What we do is gene sequencing (reading, not writing) for a research institution. There are many labs that need sequences done, and few of them do it enough for it be worthwhile for them to get their own sequencer, so there's us.

What I do, most days, is look at two screens at a standing desk and type.

My corner of the lab is mostly about meta-data. Who brought in samples? What are the samples? What do you want done with them? How are we getting paid? This is mostly web forms and SQL, and I go in to fix data much more often than I do to fix or update the tools, but that does happen.

Because nobody wants to waste time and money sequencing bad samples, there are Quality Assurance steps. My code generates config files, so we don't get "sample 1, sample 2" in output that we have to associate with the sample IDs later. I also have some visualization tools that allow us to inform our customers where we are in the process.

Sequencing can take between a few hours and a week, depending on the engine, and you end up with about 100 characters of ACGT per read, and all the reads are in different files, and the assembly process occurs to make it into one full genome, which can be several hundred GBs. Here we must remember that file systems are filled with inodes, and you can kill a file system with a huge number of small files, even if disk usage is still small. This is not part of my workflow, yet.

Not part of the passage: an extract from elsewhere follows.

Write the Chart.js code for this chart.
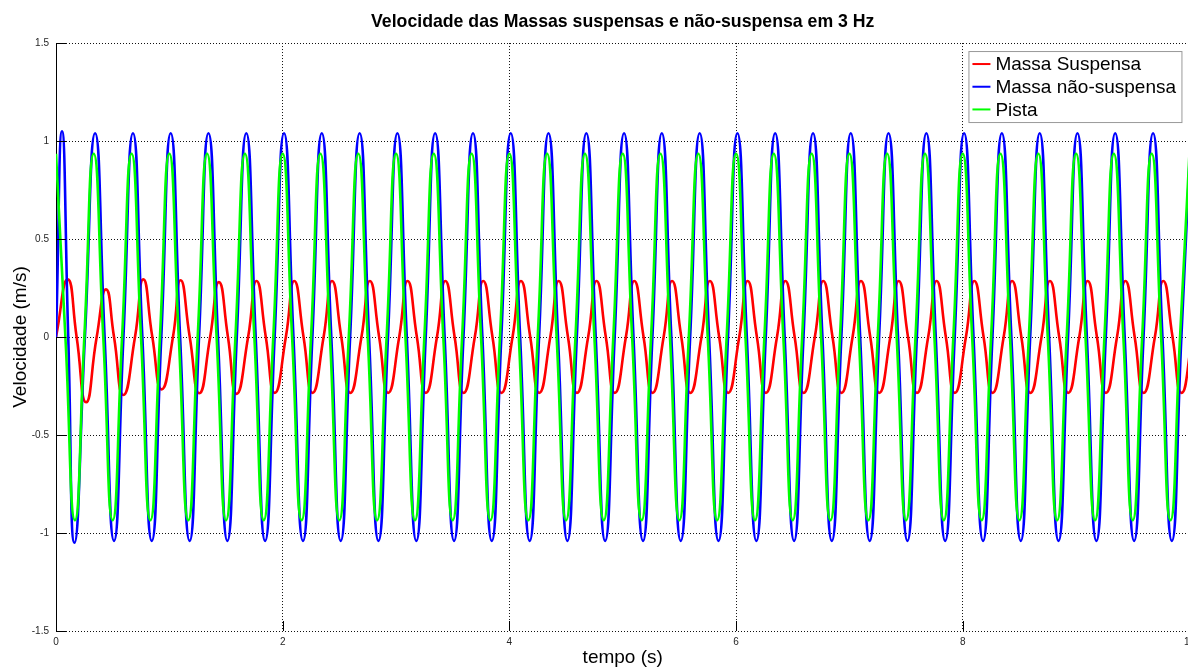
<!DOCTYPE html>
<html lang="pt">
<head>
  <meta charset="UTF-8" />
  <title>Velocidade das Massas</title>
  <script src="https://cdn.jsdelivr.net/npm/chart.js"></script>
  <style>
    html, body { margin: 0; padding: 0; background: #fff; overflow: hidden; }
  </style>
</head>
<body>
<canvas id="chart" width="1200" height="669"></canvas>

<script>
  // tempo (s) e velocidade (m/s): picos, vales e cruzamentos por zero
  const pistaT = [
    0, 0.083, 0.167, 0.25, 0.333, 0.417, 0.5, 0.583, 0.667, 0.75, 0.833, 0.917,
    1, 1.083, 1.167, 1.25, 1.333, 1.417, 1.5, 1.583, 1.667, 1.75, 1.833, 1.917,
    2, 2.083, 2.167, 2.25, 2.333, 2.417, 2.5, 2.583, 2.667, 2.75, 2.833, 2.917,
    3, 3.083, 3.167, 3.25, 3.333, 3.417, 3.5, 3.583, 3.667, 3.75, 3.833, 3.917,
    4, 4.083, 4.167, 4.25, 4.333, 4.417, 4.5, 4.583, 4.667, 4.75, 4.833, 4.917,
    5, 5.083, 5.167, 5.25, 5.333, 5.417, 5.5, 5.583, 5.667, 5.75, 5.833, 5.917,
    6, 6.083, 6.167, 6.25, 6.333, 6.417, 6.5, 6.583, 6.667, 6.75, 6.833, 6.917,
    7, 7.083, 7.167, 7.25, 7.333, 7.417, 7.5, 7.583, 7.667, 7.75, 7.833, 7.917,
    8, 8.083, 8.167, 8.25, 8.333, 8.417, 8.5, 8.583, 8.667, 8.75, 8.833, 8.917,
    9, 9.083, 9.167, 9.25, 9.333, 9.417, 9.5, 9.583, 9.667, 9.75, 9.833, 9.917,
    10
  ];
  const pistaV = [
    0.935, 0, -0.935, 0, 0.935, 0, -0.935, 0, 0.935, 0, -0.935, 0,
    0.935, 0, -0.935, 0, 0.935, 0, -0.935, 0, 0.935, 0, -0.935, 0,
    0.935, 0, -0.935, 0, 0.935, 0, -0.935, 0, 0.935, 0, -0.935, 0,
    0.935, 0, -0.935, 0, 0.935, 0, -0.935, 0, 0.935, 0, -0.935, 0,
    0.935, 0, -0.935, 0, 0.935, 0, -0.935, 0, 0.935, 0, -0.935, 0,
    0.935, 0, -0.935, 0, 0.935, 0, -0.935, 0, 0.935, 0, -0.935, 0,
    0.935, 0, -0.935, 0, 0.935, 0, -0.935, 0, 0.935, 0, -0.935, 0,
    0.935, 0, -0.935, 0, 0.935, 0, -0.935, 0, 0.935, 0, -0.935, 0,
    0.935, 0, -0.935, 0, 0.935, 0, -0.935, 0, 0.935, 0, -0.935, 0,
    0.935, 0, -0.935, 0, 0.935, 0, -0.935, 0, 0.935, 0, -0.935, 0,
    0.935
  ];

  const naoSuspT = [
    0, 0.053, 0.108, 0.163, 0.255, 0.345, 0.429, 0.512, 0.595, 0.679, 0.762, 0.845, 0.929,
    1.012, 1.095, 1.179, 1.262, 1.345, 1.429, 1.512, 1.595, 1.679, 1.762, 1.845, 1.929,
    2.012, 2.095, 2.179, 2.262, 2.345, 2.429, 2.512, 2.595, 2.679, 2.762, 2.845, 2.929,
    3.012, 3.095, 3.179, 3.262, 3.345, 3.429, 3.512, 3.595, 3.679, 3.762, 3.845, 3.929,
    4.012, 4.095, 4.179, 4.262, 4.345, 4.429, 4.512, 4.595, 4.679, 4.762, 4.845, 4.929,
    5.012, 5.095, 5.179, 5.262, 5.345, 5.429, 5.512, 5.595, 5.679, 5.762, 5.845, 5.929,
    6.012, 6.095, 6.179, 6.262, 6.345, 6.429, 6.512, 6.595, 6.679, 6.762, 6.845, 6.929,
    7.012, 7.095, 7.179, 7.262, 7.345, 7.429, 7.512, 7.595, 7.679, 7.762, 7.845, 7.929,
    8.012, 8.095, 8.179, 8.262, 8.345, 8.429, 8.512, 8.595, 8.679, 8.762, 8.845, 8.929,
    9.012, 9.095, 9.179, 9.262, 9.345, 9.429, 9.512, 9.595, 9.679, 9.762, 9.845, 9.929,
    10.012
  ];
  const naoSuspV = [
    0, 1.05, 0, -1.05, 0, 1.04, 0, -1.04, 0, 1.04, 0, -1.04, 0,
    1.04, 0, -1.04, 0, 1.04, 0, -1.04, 0, 1.04, 0, -1.04, 0,
    1.04, 0, -1.04, 0, 1.04, 0, -1.04, 0, 1.04, 0, -1.04, 0,
    1.04, 0, -1.04, 0, 1.04, 0, -1.04, 0, 1.04, 0, -1.04, 0,
    1.04, 0, -1.04, 0, 1.04, 0, -1.04, 0, 1.04, 0, -1.04, 0,
    1.04, 0, -1.04, 0, 1.04, 0, -1.04, 0, 1.04, 0, -1.04, 0,
    1.04, 0, -1.04, 0, 1.04, 0, -1.04, 0, 1.04, 0, -1.04, 0,
    1.04, 0, -1.04, 0, 1.04, 0, -1.04, 0, 1.04, 0, -1.04, 0,
    1.04, 0, -1.04, 0, 1.04, 0, -1.04, 0, 1.04, 0, -1.04, 0,
    1.04, 0, -1.04, 0, 1.04, 0, -1.04, 0, 1.04, 0, -1.04, 0,
    1.04
  ];

  const suspT = [
    0, 0.103, 0.182, 0.265, 0.359, 0.441, 0.512, 0.594, 0.697, 0.77, 0.85, 0.932,
    1.032, 1.099, 1.18, 1.264, 1.36, 1.437, 1.517, 1.593, 1.695, 1.769, 1.851, 1.93,
    2.028, 2.102, 2.184, 2.263, 2.361, 2.435, 2.517, 2.596, 2.695, 2.769, 2.851, 2.93,
    3.028, 3.102, 3.184, 3.263, 3.361, 3.435, 3.517, 3.596, 3.695, 3.769, 3.851, 3.93,
    4.028, 4.102, 4.184, 4.263, 4.361, 4.435, 4.517, 4.596, 4.695, 4.769, 4.851, 4.93,
    5.028, 5.102, 5.184, 5.263, 5.361, 5.435, 5.517, 5.596, 5.695, 5.769, 5.851, 5.93,
    6.028, 6.102, 6.184, 6.263, 6.361, 6.435, 6.517, 6.596, 6.695, 6.769, 6.851, 6.93,
    7.028, 7.102, 7.184, 7.263, 7.361, 7.435, 7.517, 7.596, 7.695, 7.769, 7.851, 7.93,
    8.028, 8.102, 8.184, 8.263, 8.361, 8.435, 8.517, 8.596, 8.695, 8.769, 8.851, 8.93,
    9.028, 9.102, 9.184, 9.263, 9.361, 9.435, 9.517, 9.596, 9.695, 9.769, 9.851, 9.93,
    10.028
  ];
  const suspV = [
    0, 0.294, 0, -0.333, 0, 0.243, 0, -0.296, 0, 0.294, 0, -0.267,
    0, 0.29, 0, -0.287, 0, 0.28, 0, -0.29, 0, 0.286, 0, -0.285,
    0, 0.286, 0, -0.285, 0, 0.286, 0, -0.285, 0, 0.286, 0, -0.285,
    0, 0.286, 0, -0.285, 0, 0.286, 0, -0.285, 0, 0.286, 0, -0.285,
    0, 0.286, 0, -0.285, 0, 0.286, 0, -0.285, 0, 0.286, 0, -0.285,
    0, 0.286, 0, -0.285, 0, 0.286, 0, -0.285, 0, 0.286, 0, -0.285,
    0, 0.286, 0, -0.285, 0, 0.286, 0, -0.285, 0, 0.286, 0, -0.285,
    0, 0.286, 0, -0.285, 0, 0.286, 0, -0.285, 0, 0.286, 0, -0.285,
    0, 0.286, 0, -0.285, 0, 0.286, 0, -0.285, 0, 0.286, 0, -0.285,
    0, 0.286, 0, -0.285, 0, 0.286, 0, -0.285, 0, 0.286, 0, -0.285,
    0
  ];

  const seriesNames = ['Massa Suspensa', 'Massa não-suspensa', 'Pista'];
  const seriesColors = ['#ff0000', '#0000ff', '#00ff00'];

  const FONT = "'Liberation Sans', Arial, Helvetica, sans-serif";

  function pts(ts, vs) {
    return ts.map((t, i) => ({ x: t, y: vs[i] }));
  }

  // inner tick marks (octave style) + legend box inside the plot
  const decor = {
    id: 'decor',
    afterDatasetsDraw(chart) {
      const ctx = chart.ctx;
      const area = chart.chartArea;
      const xs = chart.scales.x, ys = chart.scales.y;
      ctx.save();
      ctx.strokeStyle = '#000';
      ctx.lineWidth = 1;
      ctx.beginPath();
      ys.ticks.forEach(tk => {
        const y = Math.round(ys.getPixelForValue(tk.value)) + 0.5;
        ctx.moveTo(area.left, y);
        ctx.lineTo(area.left + 10, y);
      });
      xs.ticks.forEach(tk => {
        const x = Math.round(xs.getPixelForValue(tk.value)) + 0.5;
        ctx.moveTo(x, area.bottom);
        ctx.lineTo(x, area.bottom - 10);
      });
      ctx.stroke();

      // legend
      const bw = 213, bh = 71;
      const bx = area.right - 8 - bw, by = area.top + 8;
      ctx.fillStyle = '#fff';
      ctx.fillRect(bx, by, bw, bh);
      ctx.strokeStyle = '#999';
      ctx.strokeRect(bx + 0.5, by + 0.5, bw, bh);
      ctx.font = '19px ' + FONT;
      ctx.textBaseline = 'middle';
      ctx.textAlign = 'left';
      seriesNames.forEach((name, i) => {
        const cy = by + 13 + i * 22.7;
        ctx.strokeStyle = seriesColors[i];
        ctx.lineWidth = 2;
        ctx.beginPath();
        ctx.moveTo(bx + 4, cy);
        ctx.lineTo(bx + 22, cy);
        ctx.stroke();
        ctx.fillStyle = '#000';
        ctx.fillText(name, bx + 27, cy + 1);
      });
      ctx.restore();
    }
  };

  new Chart(document.getElementById('chart'), {
    type: 'line',
    data: {
      datasets: [
        { label: seriesNames[0], data: pts(suspT, suspV), borderColor: seriesColors[0], order: 3 },
        { label: seriesNames[1], data: pts(naoSuspT, naoSuspV), borderColor: seriesColors[1], order: 2 },
        { label: seriesNames[2], data: pts(pistaT, pistaV), borderColor: seriesColors[2], order: 1 }
      ]
    },
    options: {
      responsive: false,
      animation: false,
      layout: { padding: { right: 10 } },
      elements: {
        point: { radius: 0 },
        line: { borderWidth: 2.6, tension: 0.55, fill: false }
      },
      plugins: {
        legend: { display: false },
        tooltip: { enabled: false },
        title: {
          display: true,
          fullSize: false,
          text: 'Velocidade das Massas suspensas e não-suspensa em 3 Hz',
          color: '#000',
          font: { family: FONT, size: 17.7, weight: 'bold', lineHeight: 1.2 },
          padding: { top: 11.4, bottom: 10.4 }
        }
      },
      scales: {
        x: {
          type: 'linear',
          min: 0, max: 10,
          afterFit: s => { s.height = 38; },
          ticks: { stepSize: 2, color: '#262626', font: { family: FONT, size: 10 }, padding: 5, maxRotation: 0,
                   callback: v => String(v) },
          grid: { color: '#111', lineWidth: 1, drawTicks: false },
          border: { display: false, dash: [1, 2] },
          title: { display: true, text: 'tempo (s)', color: '#000', font: { family: FONT, size: 19 }, padding: { top: 0, bottom: 0 } }
        },
        y: {
          min: -1.5, max: 1.5,
          afterFit: s => { s.width = 56; },
          ticks: { stepSize: 0.5, color: '#262626', font: { family: FONT, size: 10 }, padding: 7,
                   callback: v => String(v) },
          grid: { color: '#111', lineWidth: 1, drawTicks: false },
          border: { display: true, color: '#000', width: 1, dash: [1, 2] },
          title: { display: true, text: 'Velocidade (m/s)', color: '#000', font: { family: FONT, size: 19 }, padding: { top: 9, bottom: 0 } }
        }
      }
    },
    plugins: [decor]
  });
</script>
</body>
</html>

The output of the assembly is on a multi-petabyte storage system (shared across departments) connected to several research clusters, and we have several ways to share this data. If our customers are also on this cluster, we use Access Control Lists (ACLs) to ensure they can access it. Previously, it was done via ln and magic, but the new storage system supports ACLs, which is better. I wrote tools that add and remove access control based on stored rules across large directories, but now that that's working, I rarely have to think about them.

If a customer does not have access to these systems, or if we have moved their data onto tape storage, we use a service called Globus to give them access. Because the permission to share this data lies with us, not our customers, I wrote a proxy to for this. I spend much more time checking that systems are up and helping the customers and their collaborators navigate this service than working on the tools themselves.

Additionally, I'm a computer guy in a lab where much of the work is biochemical, so fixing PCs, running cable, and answering questions on Excel also fall to me.

Weekly:

  • Monday morning, I reset permissions for Globus.
  • (Almost every) Tuesday afternoon, I go to campus helpdesk at a coffee shop to ask the admins of the storage system and clusters questions and to sometimes answer our customers' questions as well.
  • Every other Thursday, there's a meeting between my boss and other bioinformatics people. Every other meeting, the admins are there as well.

Nearly everything else changes depending on what's going on that day or week.